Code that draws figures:

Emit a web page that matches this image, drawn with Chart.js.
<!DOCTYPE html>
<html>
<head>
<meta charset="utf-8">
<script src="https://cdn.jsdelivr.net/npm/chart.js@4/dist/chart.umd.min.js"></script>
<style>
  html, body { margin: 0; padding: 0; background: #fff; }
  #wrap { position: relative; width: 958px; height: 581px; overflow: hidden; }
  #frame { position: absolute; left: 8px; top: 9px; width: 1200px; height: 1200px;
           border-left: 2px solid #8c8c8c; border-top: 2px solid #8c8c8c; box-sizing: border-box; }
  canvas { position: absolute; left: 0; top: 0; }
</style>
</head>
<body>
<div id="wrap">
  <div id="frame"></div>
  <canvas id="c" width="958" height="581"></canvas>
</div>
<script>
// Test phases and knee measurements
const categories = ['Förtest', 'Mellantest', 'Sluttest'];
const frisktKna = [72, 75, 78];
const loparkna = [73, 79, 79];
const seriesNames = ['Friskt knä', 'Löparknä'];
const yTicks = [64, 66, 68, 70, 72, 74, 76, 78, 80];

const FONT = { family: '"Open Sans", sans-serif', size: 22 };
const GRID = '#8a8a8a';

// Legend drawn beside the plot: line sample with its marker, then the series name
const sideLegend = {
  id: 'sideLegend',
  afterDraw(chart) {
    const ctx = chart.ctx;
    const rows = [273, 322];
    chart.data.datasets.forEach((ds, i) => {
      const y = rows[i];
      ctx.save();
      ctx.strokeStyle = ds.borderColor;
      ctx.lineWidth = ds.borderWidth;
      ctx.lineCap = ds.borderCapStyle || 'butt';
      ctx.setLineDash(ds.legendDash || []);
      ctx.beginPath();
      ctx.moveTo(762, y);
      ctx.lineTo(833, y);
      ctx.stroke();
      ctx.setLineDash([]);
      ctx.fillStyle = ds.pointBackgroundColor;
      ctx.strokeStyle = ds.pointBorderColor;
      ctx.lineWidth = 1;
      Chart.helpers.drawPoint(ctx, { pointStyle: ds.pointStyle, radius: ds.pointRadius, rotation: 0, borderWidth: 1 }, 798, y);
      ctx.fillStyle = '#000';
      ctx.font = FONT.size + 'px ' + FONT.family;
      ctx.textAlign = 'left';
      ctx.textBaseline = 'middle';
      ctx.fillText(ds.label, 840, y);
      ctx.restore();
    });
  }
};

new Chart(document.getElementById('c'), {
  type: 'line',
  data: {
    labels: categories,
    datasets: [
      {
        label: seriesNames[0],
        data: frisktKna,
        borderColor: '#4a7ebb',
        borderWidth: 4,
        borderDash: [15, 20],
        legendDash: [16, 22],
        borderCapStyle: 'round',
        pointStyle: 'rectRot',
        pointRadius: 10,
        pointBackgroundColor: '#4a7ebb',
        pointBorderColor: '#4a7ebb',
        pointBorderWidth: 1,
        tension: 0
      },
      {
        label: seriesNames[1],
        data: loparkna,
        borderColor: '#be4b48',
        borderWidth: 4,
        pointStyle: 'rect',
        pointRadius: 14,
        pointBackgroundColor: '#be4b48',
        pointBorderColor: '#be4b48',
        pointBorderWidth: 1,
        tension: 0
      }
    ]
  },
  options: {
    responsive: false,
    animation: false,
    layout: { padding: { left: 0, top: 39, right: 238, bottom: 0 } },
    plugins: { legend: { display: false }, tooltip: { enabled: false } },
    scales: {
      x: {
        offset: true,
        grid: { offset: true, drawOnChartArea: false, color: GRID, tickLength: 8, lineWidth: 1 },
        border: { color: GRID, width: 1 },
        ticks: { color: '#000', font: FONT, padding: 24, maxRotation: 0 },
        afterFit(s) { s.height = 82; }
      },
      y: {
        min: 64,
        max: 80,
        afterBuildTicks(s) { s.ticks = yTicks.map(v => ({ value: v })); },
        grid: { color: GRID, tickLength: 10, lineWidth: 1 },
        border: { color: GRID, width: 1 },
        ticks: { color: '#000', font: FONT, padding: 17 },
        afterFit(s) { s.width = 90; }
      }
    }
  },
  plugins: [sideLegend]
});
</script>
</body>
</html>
...
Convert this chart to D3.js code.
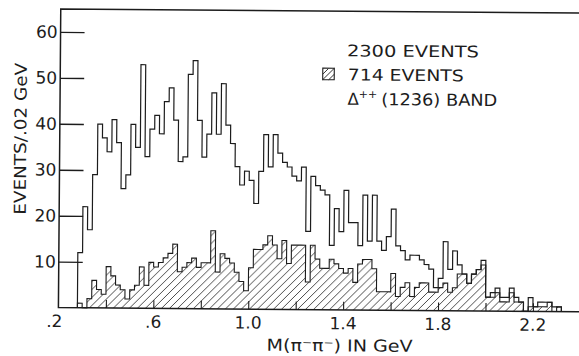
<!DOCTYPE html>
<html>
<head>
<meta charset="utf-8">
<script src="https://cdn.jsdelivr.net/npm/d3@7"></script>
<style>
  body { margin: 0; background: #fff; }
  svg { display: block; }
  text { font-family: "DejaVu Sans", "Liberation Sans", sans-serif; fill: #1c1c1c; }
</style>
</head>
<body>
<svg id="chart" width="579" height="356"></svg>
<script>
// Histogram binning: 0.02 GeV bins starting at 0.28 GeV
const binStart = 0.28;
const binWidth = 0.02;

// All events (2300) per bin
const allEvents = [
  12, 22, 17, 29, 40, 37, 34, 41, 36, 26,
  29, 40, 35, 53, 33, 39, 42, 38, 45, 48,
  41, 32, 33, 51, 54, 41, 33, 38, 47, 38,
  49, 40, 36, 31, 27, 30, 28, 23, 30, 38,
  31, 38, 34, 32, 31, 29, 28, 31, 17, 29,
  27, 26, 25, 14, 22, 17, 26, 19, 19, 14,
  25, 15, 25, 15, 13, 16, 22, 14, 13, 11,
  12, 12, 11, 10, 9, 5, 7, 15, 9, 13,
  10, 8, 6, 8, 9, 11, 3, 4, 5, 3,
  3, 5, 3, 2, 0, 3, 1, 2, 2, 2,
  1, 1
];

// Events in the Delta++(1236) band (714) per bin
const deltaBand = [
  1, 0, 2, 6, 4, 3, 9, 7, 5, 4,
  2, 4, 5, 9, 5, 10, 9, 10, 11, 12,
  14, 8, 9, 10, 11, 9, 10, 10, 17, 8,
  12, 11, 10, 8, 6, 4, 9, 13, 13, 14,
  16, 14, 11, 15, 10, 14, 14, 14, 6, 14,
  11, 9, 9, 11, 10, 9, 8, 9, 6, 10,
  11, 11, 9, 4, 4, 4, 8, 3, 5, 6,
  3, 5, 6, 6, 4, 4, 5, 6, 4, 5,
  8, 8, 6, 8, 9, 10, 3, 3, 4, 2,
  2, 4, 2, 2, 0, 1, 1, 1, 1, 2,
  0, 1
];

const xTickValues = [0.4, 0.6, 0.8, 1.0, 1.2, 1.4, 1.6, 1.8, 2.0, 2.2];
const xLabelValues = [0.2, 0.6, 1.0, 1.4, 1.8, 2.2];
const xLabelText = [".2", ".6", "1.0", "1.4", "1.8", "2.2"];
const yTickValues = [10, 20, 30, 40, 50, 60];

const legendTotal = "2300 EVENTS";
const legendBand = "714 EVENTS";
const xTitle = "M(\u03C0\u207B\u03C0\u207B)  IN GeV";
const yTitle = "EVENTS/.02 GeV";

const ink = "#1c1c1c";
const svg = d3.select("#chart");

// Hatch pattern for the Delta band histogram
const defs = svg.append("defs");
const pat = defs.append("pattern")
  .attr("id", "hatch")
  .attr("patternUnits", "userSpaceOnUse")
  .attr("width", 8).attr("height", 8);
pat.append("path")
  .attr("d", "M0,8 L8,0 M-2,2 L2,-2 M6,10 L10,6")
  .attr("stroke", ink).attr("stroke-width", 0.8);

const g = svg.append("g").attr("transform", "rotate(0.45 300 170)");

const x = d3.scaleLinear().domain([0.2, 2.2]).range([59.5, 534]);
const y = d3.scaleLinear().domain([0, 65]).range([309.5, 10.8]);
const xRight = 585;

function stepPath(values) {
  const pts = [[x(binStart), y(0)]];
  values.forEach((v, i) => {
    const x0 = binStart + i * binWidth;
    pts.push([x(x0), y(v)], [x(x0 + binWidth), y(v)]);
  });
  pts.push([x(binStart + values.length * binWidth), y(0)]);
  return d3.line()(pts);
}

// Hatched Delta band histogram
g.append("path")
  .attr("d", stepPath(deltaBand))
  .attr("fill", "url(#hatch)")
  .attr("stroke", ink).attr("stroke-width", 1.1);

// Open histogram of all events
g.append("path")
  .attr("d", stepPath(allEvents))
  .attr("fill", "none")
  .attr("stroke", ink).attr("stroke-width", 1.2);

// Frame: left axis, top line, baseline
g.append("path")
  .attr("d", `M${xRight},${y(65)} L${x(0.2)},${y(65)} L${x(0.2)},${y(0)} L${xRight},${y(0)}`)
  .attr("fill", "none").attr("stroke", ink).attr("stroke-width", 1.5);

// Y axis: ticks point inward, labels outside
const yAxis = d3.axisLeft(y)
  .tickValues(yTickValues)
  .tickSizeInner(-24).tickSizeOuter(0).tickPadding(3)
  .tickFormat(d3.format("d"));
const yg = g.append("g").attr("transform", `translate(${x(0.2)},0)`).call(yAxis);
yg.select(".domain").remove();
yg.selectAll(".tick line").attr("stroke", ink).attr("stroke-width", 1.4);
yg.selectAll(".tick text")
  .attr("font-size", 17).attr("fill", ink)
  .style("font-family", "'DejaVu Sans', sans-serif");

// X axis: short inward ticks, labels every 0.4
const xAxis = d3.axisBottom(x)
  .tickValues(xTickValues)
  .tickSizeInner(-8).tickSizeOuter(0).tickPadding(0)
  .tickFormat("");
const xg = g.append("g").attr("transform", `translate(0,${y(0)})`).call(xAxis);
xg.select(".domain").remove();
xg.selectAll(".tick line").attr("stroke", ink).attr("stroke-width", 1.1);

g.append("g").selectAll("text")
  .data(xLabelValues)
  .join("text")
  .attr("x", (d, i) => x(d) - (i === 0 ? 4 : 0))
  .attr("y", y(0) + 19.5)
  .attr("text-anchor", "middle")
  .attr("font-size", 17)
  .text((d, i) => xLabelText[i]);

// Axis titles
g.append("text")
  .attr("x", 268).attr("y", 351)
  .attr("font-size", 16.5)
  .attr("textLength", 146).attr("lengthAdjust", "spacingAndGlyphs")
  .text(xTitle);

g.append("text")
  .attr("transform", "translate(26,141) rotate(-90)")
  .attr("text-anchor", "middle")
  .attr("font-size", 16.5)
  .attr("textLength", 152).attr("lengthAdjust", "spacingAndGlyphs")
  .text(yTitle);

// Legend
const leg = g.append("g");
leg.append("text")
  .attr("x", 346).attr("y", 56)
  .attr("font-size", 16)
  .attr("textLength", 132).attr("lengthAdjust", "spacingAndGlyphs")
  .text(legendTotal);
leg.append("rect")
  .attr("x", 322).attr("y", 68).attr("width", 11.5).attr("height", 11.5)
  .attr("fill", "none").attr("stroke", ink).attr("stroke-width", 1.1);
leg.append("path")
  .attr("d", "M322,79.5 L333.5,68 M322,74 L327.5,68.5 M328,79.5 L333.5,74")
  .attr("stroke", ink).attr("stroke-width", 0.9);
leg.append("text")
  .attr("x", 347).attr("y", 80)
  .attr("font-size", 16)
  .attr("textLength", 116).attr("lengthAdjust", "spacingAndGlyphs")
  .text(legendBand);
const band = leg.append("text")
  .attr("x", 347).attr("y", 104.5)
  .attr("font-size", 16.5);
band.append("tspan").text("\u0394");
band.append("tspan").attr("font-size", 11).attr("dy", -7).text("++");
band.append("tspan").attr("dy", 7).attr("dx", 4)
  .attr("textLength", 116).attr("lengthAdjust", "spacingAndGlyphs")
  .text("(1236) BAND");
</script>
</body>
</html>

## WHAT YOU SHOULD DO
Retype exactly, and only, the lines from the one containing "Emit a web page" through the one containing "const GRID = '#8a8a8a';", both included.

## CORRECT RESPONSE
Emit a web page that matches this image, drawn with Chart.js.
<!DOCTYPE html>
<html>
<head>
<meta charset="utf-8">
<script src="https://cdn.jsdelivr.net/npm/chart.js@4/dist/chart.umd.min.js"></script>
<style>
  html, body { margin: 0; padding: 0; background: #fff; }
  #wrap { position: relative; width: 958px; height: 581px; overflow: hidden; }
  #frame { position: absolute; left: 8px; top: 9px; width: 1200px; height: 1200px;
           border-left: 2px solid #8c8c8c; border-top: 2px solid #8c8c8c; box-sizing: border-box; }
  canvas { position: absolute; left: 0; top: 0; }
</style>
</head>
<body>
<div id="wrap">
  <div id="frame"></div>
  <canvas id="c" width="958" height="581"></canvas>
</div>
<script>
// Test phases and knee measurements
const categories = ['Förtest', 'Mellantest', 'Sluttest'];
const frisktKna = [72, 75, 78];
const loparkna = [73, 79, 79];
const seriesNames = ['Friskt knä', 'Löparknä'];
const yTicks = [64, 66, 68, 70, 72, 74, 76, 78, 80];

const FONT = { family: '"Open Sans", sans-serif', size: 22 };
const GRID = '#8a8a8a';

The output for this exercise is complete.